Jackson Browne’s 1976 was a tumultuous one. In February, his emotive ballad “Late for the Sky” was featured in Taxi Driver, during a scene in which Robert De Niro watches American Bandstand shortly after shooting a man in a bodega. In March, while Browne was in the studio cutting The Pretender, his wife Phyllis Major fatally overdosed on barbiturates. “Here Come Those Tears Again,” a devastating song co-written by Major’s mother, was included on the album.
To promote The Pretender, Browne appeared on the television series Soundstage, performing tracks from the new record as well as from 1974’s Late for the Sky, released 45 years ago today. Browne performs the title track in the video above, sitting at the piano accompanied by his band. “You never knew what I loved in you/I don’t know what you loved in me,” he sings, strands of hair falling across his eyes. “Maybe the picture of somebody you were hoping I might be.”

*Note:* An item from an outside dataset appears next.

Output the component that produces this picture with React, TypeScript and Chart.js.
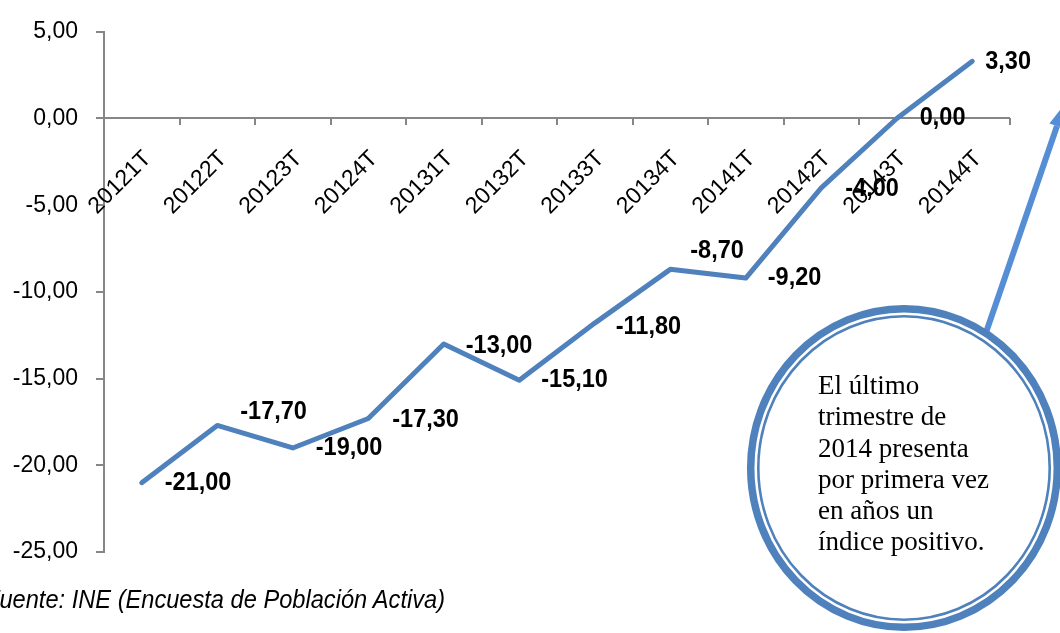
import React, { useEffect, useRef } from "react";
import { Chart, registerables } from "chart.js";

Chart.register(...registerables);

// ---- data ----
const categories = [
  "20121T", "20122T", "20123T", "20124T",
  "20131T", "20132T", "20133T", "20134T",
  "20141T", "20142T", "20143T", "20144T",
];
const values = [-21.0, -17.7, -19.0, -17.3, -13.0, -15.1, -11.8, -8.7, -9.2, -4.0, 0.0, 3.3];
const yMin = -25;
const yMax = 5;
const yStep = 5;

// ---- label layout (offsets from each point, px) ----
const labelDx = [23, 23, 23, 24, 22, 22, 21, 20, 22, 24, 23, 13];
const labelDy = [0, -13, 0, 2, 2, 0, 4, -18, 0, 1, 0, 1];

const calloutLines = [
  "El último",
  "trimestre de",
  "2014 presenta",
  "por primera vez",
  "en años un",
  "índice positivo.",
];
const sourceText = "Fuente: INE (Encuesta de Población Activa)";

const fmt = (v: number) => v.toFixed(2).replace(".", ",");

const AXIS_COLOR = "#868686";
const LINE_COLOR = "#4F81BD";

const zeroAxisPlugin = {
  id: "zeroAxis",
  beforeDatasetsDraw(chart: any) {
    const { ctx, chartArea, scales } = chart;
    const x = scales.x;
    const y = scales.y;
    const y0 = Math.round(y.getPixelForValue(0));
    ctx.save();
    ctx.strokeStyle = AXIS_COLOR;
    ctx.lineWidth = 2;
    ctx.beginPath();
    ctx.moveTo(chartArea.left, y0);
    ctx.lineTo(chartArea.right, y0);
    const n = categories.length;
    const half = (x.getPixelForValue(1) - x.getPixelForValue(0)) / 2;
    for (let i = 0; i <= n; i++) {
      const px = Math.round(i < n ? x.getPixelForValue(i) - half : x.getPixelForValue(n - 1) + half);
      ctx.moveTo(px, y0);
      ctx.lineTo(px, y0 + 7);
    }
    ctx.stroke();

    ctx.fillStyle = "#000";
    ctx.font = '23px "Liberation Sans", Arial, sans-serif';
    ctx.textAlign = "right";
    ctx.textBaseline = "middle";
    categories.forEach((c, i) => {
      const px = x.getPixelForValue(i);
      ctx.save();
      ctx.translate(px + 6, y0 + 37);
      ctx.rotate(-Math.PI / 4);
      ctx.fillText(c, 0, 0);
      ctx.restore();
    });
    ctx.restore();
  },
  afterDatasetsDraw(chart: any) {
    const { ctx } = chart;
    const meta = chart.getDatasetMeta(0);
    ctx.save();
    ctx.fillStyle = "#000";
    ctx.font = 'bold 25px "Liberation Sans", Arial, sans-serif';
    ctx.textAlign = "left";
    ctx.textBaseline = "middle";
    meta.data.forEach((pt: any, i: number) => {
      ctx.save();
      ctx.translate(pt.x + labelDx[i], pt.y + labelDy[i]);
      ctx.scale(0.94, 1);
      ctx.fillText(fmt(values[i]), 0, 0);
      ctx.restore();
    });
    ctx.restore();
  },
};

function LineChart() {
  const ref = useRef<HTMLCanvasElement | null>(null);
  useEffect(() => {
    if (!ref.current) return;
    const chart = new Chart(ref.current, {
      type: "line",
      data: {
        labels: categories,
        datasets: [
          {
            data: values,
            borderColor: LINE_COLOR,
            borderWidth: 5,
            pointRadius: 0,
            pointHoverRadius: 0,
            tension: 0,
            fill: false,
            borderJoinStyle: "round",
            borderCapStyle: "round",
          },
        ],
      },
      options: {
        responsive: false,
        animation: false,
        events: [],
        layout: { padding: { top: 30, right: 50, bottom: 81, left: 0 } },
        plugins: {
          legend: { display: false },
          tooltip: { enabled: false },
          title: { display: false },
        },
        scales: {
          x: {
            type: "category",
            display: false,
            offset: true,
          },
          y: {
            min: yMin,
            max: yMax,
            afterFit: (scale: any) => {
              scale.width = 104;
            },
            ticks: {
              stepSize: yStep,
              color: "#000",
              padding: 18,
              font: { family: '"Liberation Sans", Arial, sans-serif', size: 23 },
              callback: (v: any) => fmt(Number(v)),
            },
            grid: {
              display: true,
              drawOnChartArea: false,
              drawTicks: true,
              tickLength: 8,
              color: AXIS_COLOR,
              lineWidth: 2,
            },
            border: { display: true, color: AXIS_COLOR, width: 2 },
          },
        },
      },
      plugins: [zeroAxisPlugin],
    } as any);
    return () => chart.destroy();
  }, []);
  return <canvas ref={ref} width={1060} height={633} style={{ position: "absolute", left: 0, top: 0 }} />;
}

function Callout() {
  // arrow geometry
  const bx = 1057, by = 126;
  const dx = 0.315, dy = -0.949;
  const nx = 0.949, ny = 0.315;
  const hw = 8, hl = 22;
  const tip = [bx + dx * hl, by + dy * hl];
  const w1 = [bx - nx * hw, by - ny * hw];
  const w2 = [bx + nx * hw, by + ny * hw];
  return (
    <>
      <svg width={1060} height={633} style={{ position: "absolute", left: 0, top: 0 }}>
        <line x1={980} y1={350} x2={bx} y2={by} stroke="#558ED5" strokeWidth={6} />
        <polygon points={`${tip[0]},${tip[1]} ${w1[0]},${w1[1]} ${w2[0]},${w2[1]}`} fill="#558ED5" />
        <ellipse cx={904} cy={468} rx={153.3} ry={159.3} fill="#fff" stroke="#4F81BD" strokeWidth={7.5} />
        <ellipse cx={904} cy={468} rx={145.7} ry={151.7} fill="none" stroke="#4F81BD" strokeWidth={2.6} />
      </svg>
      <div
        style={{
          position: "absolute",
          left: 818,
          top: 370,
          fontFamily: '"Liberation Serif", "Times New Roman", serif',
          fontSize: "27px",
          lineHeight: "31.3px",
          color: "#000",
          whiteSpace: "nowrap",
        }}
      >
        {calloutLines.map((l, i) => (
          <div key={i}>{l}</div>
        ))}
      </div>
    </>
  );
}

export default function App() {
  return (
    <div
      style={{
        position: "fixed",
        left: 0,
        top: 0,
        width: 1060,
        height: 633,
        overflow: "hidden",
        background: "#fff",
      }}
    >
      <LineChart />
      <Callout />
      <div
        style={{
          position: "absolute",
          left: -15,
          top: 587,
          fontFamily: '"Liberation Sans", Arial, sans-serif',
          fontStyle: "italic",
          fontSize: "25px",
          lineHeight: "25px",
          color: "#000",
          whiteSpace: "nowrap",
          transform: "scaleX(0.945)",
          transformOrigin: "left top",
        }}
      >
        {sourceText}
      </div>
    </div>
  );
}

“Late for the Sky” opens the album, a heartbreaking tale of a disintegrating relationship that sets the mood for the seven songs that followed — the arresting emotional maturity of “Fountain of Sorrow,” the stunning “For a Dancer” and the laid-back rocker “Before the Deluge.” “It was my literary period: long-form, rambling songs in iambic pentameter with that run-on philosophical attitude,” Browne told Rolling Stone of the album in 1983. “I was wistful, searching bleary-eyed for God in the crowds.”
Inspired by René Magritte’s 1954 series of paintings L’Empire des Lumieres, the iconic album cover features a 1950s Chevrolet parked on a residential street in South Pasadena, beneath a streetlamp and the expansive evening sky. The cozy, private scene encapsulated the self-reflective songwriting on the album. It would influence many artists in the following decades, including Bruce Springsteen, who praised it while inducting Browne into the Rock and Roll Hall of Fame in 2004. “In Seventies post-Vietnam America,” Springsteen said, “there was no album that captured the fall from Eden, the long, slow afterburn of the Sixties, its heartbreak, its disappointments, its spent possibilities better than Jackson’s masterpiece Late for the Sky.“
“For the past six years, I’ve been meeting people who tell me they prefer Late for the Sky to anything I’ve done since,” Browne told RS in ’83. “The intimate, confessional and introspective song really had its time.” Browne has continued to play “Late for the Sky” throughout the years. Chances are high he’ll play it on the newly announced Lantern Tour II, which benefits migrants affected at the border.